Por: David Torres
Asesor de Medios en Español de America’s Voice.
Como si fuera poca la información que a lo largo de los años las autoridades migratorias de Estados Unidos logran recabar de los inmigrantes, ahora el Departamento de Seguridad Nacional (DHS) pretende rastrear el historial de nuestras redes sociales y búsquedas en internet a partir del 18 de octubre próximo.
Es curioso, pero a esta evidente táctica intimidatoria para reprimir la libertad de expresión de los inmigrantes no se le ha dado la cobertura suficiente, quizá porque no abarca —no todavía— a la totalidad del pueblo estadounidense, sino solo a los miembros de las minorías, esos “eternos condenados de la Tierra”.
Lo más siniestro del caso es que, según lo publicado casi silenciosamente por el Federal Register en la última semana de septiembre, es que los vigilados no serán solamente quienes hacen solicitud para inmigrar, sino incluso residentes permanentes y ciudadanos naturalizados. Es decir, gente que ha pasado ya por un profundo escrutinio, que abarca huellas dactilares, historial médico, revisión de antecedentes penales, pago de impuestos, además de una gran cantidad de años de espera, con los respectivos pagos correspondientes. Nada es gratis, por supuesto, en este país.

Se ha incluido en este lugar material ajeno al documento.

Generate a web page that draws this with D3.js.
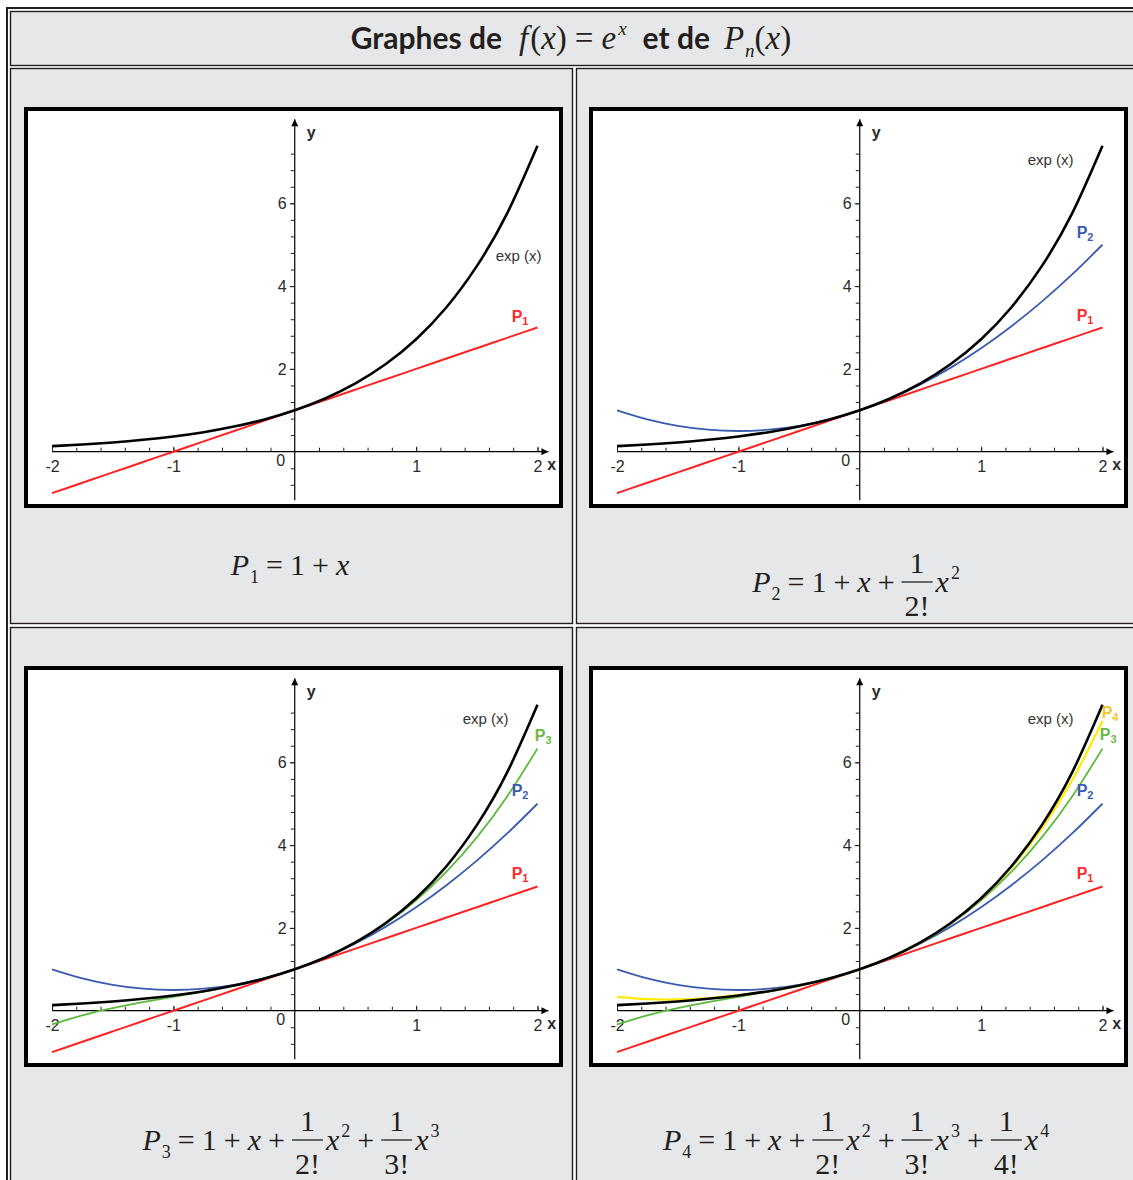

Entonces, ¿qué busca el actual gobierno con todo esto?
Las justificaciones seguramente son muchas y variadas, normal en su retórica sobre la seguridad nacional. ¿Me convierte en un potencial “indeseable” si expreso a través de Facebook mis opiniones sobre un determinado tema, ya sea político, económico, filosófico, religioso o literario que no agrade al aparato en el poder? Digamos, por ejemplo, si comento algo sobre El Príncipe, de Nicolás Maquiavelo; o busco en internet Tirano Banderas, novela de Ramón María del Valle Inclán; o hago una referencia en Twitter a Yo, el Supremo, de Augusto Roa Bastos, ¿me catalogarán de “irreverente”?
O bien, si retuiteo una crítica a las antiinmigrantes políticas de la actual Casa Blanca, ¿me convierte esa libertad de ejercer mi derecho a preferir o a opinar en un “antisocial” y potencial “desestabilizador” de las instituciones?

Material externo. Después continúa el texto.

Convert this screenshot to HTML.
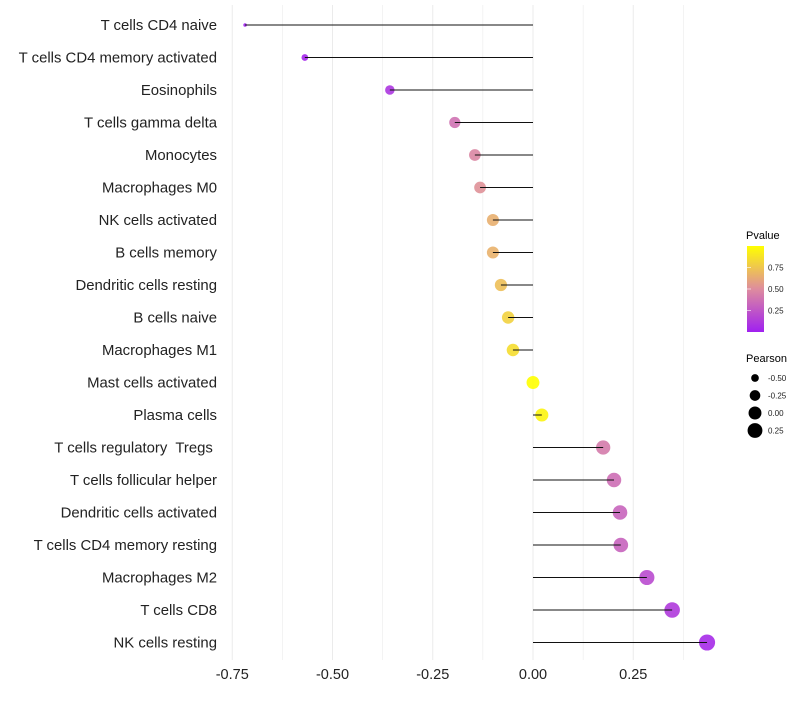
<!DOCTYPE html>
<html><head><meta charset="utf-8"><style>
body{margin:0;background:#fff}
svg text{font-family:"Liberation Sans",sans-serif;white-space:pre}
</style></head><body>
<svg id="chart" width="800" height="700" xmlns="http://www.w3.org/2000/svg">
<g id="grid"></g>
<g id="ylabels"></g>
<g id="points"></g>
<g id="lines"></g>
<g id="xlabels"></g>
<g id="legend">
<defs><linearGradient id="pg" x1="0" y1="1" x2="0" y2="0">
<stop offset="0" stop-color="#A020F0"/><stop offset="0.5" stop-color="#DE8C9E"/><stop offset="1" stop-color="#FFFF00"/></linearGradient></defs>
<text x="746" y="239" font-size="11">Pvalue</text>
<rect x="747" y="246" width="17" height="86" fill="url(#pg)"/>
<text x="746" y="362" font-size="11">Pearson</text>
</g>
</svg>
<script>
const categories=["T cells CD4 naive","T cells CD4 memory activated","Eosinophils","T cells gamma delta","Monocytes","Macrophages M0","NK cells activated","B cells memory","Dendritic cells resting","B cells naive","Macrophages M1","Mast cells activated","Plasma cells","T cells regulatory  Tregs ","T cells follicular helper","Dendritic cells activated","T cells CD4 memory resting","Macrophages M2","T cells CD8","NK cells resting"];
const pearson=[-0.718,-0.569,-0.357,-0.195,-0.145,-0.132,-0.10,-0.10,-0.08,-0.062,-0.05,0.0,0.022,0.175,0.202,0.217,0.219,0.284,0.347,0.434];
const pvalue=[0.0,0.03,0.1,0.38,0.47,0.52,0.65,0.66,0.72,0.8,0.85,1.0,0.95,0.42,0.36,0.32,0.31,0.2,0.12,0.05];
const xTicks=[-0.75,-0.5,-0.25,0,0.25];
const xTickLabels=["-0.75","-0.50","-0.25","0.00","0.25"];
const pvTicks=[0.25,0.5,0.75];
const sizeTicks=[-0.5,-0.25,0,0.25];
const NS="http://www.w3.org/2000/svg";
function X(v){return 533+v*401;}
function Y(i){return 25+i*32.5;}
function R(p){return 1.15*Math.sqrt(Math.max(1.8,31.5+40.6*p));}
function col(t){
 const a=[160,32,240],m=[222,140,158],b=[255,255,0];let c;
 if(t<0.5){const k=t/0.5;c=a.map((v,j)=>v+(m[j]-v)*k);}else{const k=(t-0.5)/0.5;c=m.map((v,j)=>v+(b[j]-v)*k);}
 return `rgb(${c.map(Math.round).join(",")})`;}
function mk(tag,attrs,parent){const e=document.createElementNS(NS,tag);for(const k in attrs)e.setAttribute(k,attrs[k]);document.getElementById(parent).appendChild(e);return e;}
for(let v=-0.75;v<=0.376;v+=0.125){
 const g=mk("line",{x1:X(v),x2:X(v),y1:5,y2:660,stroke:"#ebebeb","stroke-width":Math.abs((v*4)%1)<0.01?1:0.6},"grid");
 
 
}
xTicks.forEach((v,i)=>{
 const t=mk("text",{x:X(v),y:679,"font-size":14.5,"text-anchor":"middle",fill:"#222"},"xlabels");
 t.textContent=xTickLabels[i];
 
 
});
categories.forEach((c,i)=>{
 const t=mk("text",{x:217,y:Y(i)+5,"font-size":14.9,"text-anchor":"end",fill:"#222"},"ylabels");
 t.textContent=c;
 
 
 const p=mk("circle",{cx:X(pearson[i]),cy:Y(i),r:R(pearson[i]),fill:col(pvalue[i]),"fill-opacity":0.9},"points");
 
 
 const l=mk("line",{x1:X(0),x2:X(pearson[i]),y1:Y(i),y2:Y(i),stroke:"#111","stroke-width":1},"lines");
 
 
});
pvTicks.forEach(v=>{
 const y=332-v*86;
 const t=mk("text",{x:768,y:y+3,"font-size":8,fill:"#222"},"legend");
 t.textContent=v.toFixed(2);
 
 
 const tk=mk("line",{x1:747,x2:751,y1:y,y2:y,stroke:"#fff","stroke-opacity":0.6},"legend");
 
 
});
sizeTicks.forEach((v,i)=>{
 const y=378+i*17.5;
 const c=mk("circle",{cx:755,cy:y,r:R(v),fill:"#000"},"legend");
 
 
 const t=mk("text",{x:768,y:y+3,"font-size":8,fill:"#222"},"legend");
 t.textContent=v.toFixed(2);
 
 
});
</script>
</body></html>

Se suponía que eso ocurría en los países de los cuales provenimos la mayoría de los inmigrantes, con gobiernos que acosan a la ciudadanía en lugar de protegerla; donde las leyes se aplican a discreción de quienes han corrompido los sistemas judiciales, o donde por desgracia los golpes militares destrozaron la civilidad e instauraron la impunidad, mientras la vigilancia se convertía en una forma de tortura psicológica.
Desde ya, la sola mención de esa nueva política migratoria causa profunda inquietud y un poco de pena por que una cosa así ocurra en el llamado país de las libertades; nación donde, de ponerse en práctica, se nos hará pensar en qué clase de autoridad se convertirá en nuestro verdugo inquisitorial en una determinada aduana. ¿Qué criterios utilizará para determinar que un inmigrante es “un peligro” por indicar con un “me gusta” la caricatura más reciente en la que se ridiculiza al poder o el ensayo más punzante en el que se condena un acto de racismo o xenofobia?
Son tantas las preguntas que surgen de tal anuncio, que todo esto me remite a recordar aquella gran película ganadora del Oscar en 2007 titulada La vida de los otros, magistralmente dirigida por Florian Henckel von Donnersmarck, en la que un agente de la policía secreta de la ex-República Democrática Alemana, la temida Stasi, se dedica a vigilar a potenciales “disidentes”, que no son otra cosa más que gente pensante en busca de defender el derecho a ejercer sus libertades.
En efecto, vigilar la vida de los otros —nosotros— es el nuevo ataque hacia la presencia del inmigrante, sobre todo si es de color y no tiene miedo de expresar lo que piensa.
De no detener esta insania a tiempo, la pregunta será en algún momento no qué pretenden hacer de y con nosotros, sino cuándo darán el golpe final a la sociedad estadounidense en su conjunto que también interactúa con el ámbito migratorio. Inevitablemente.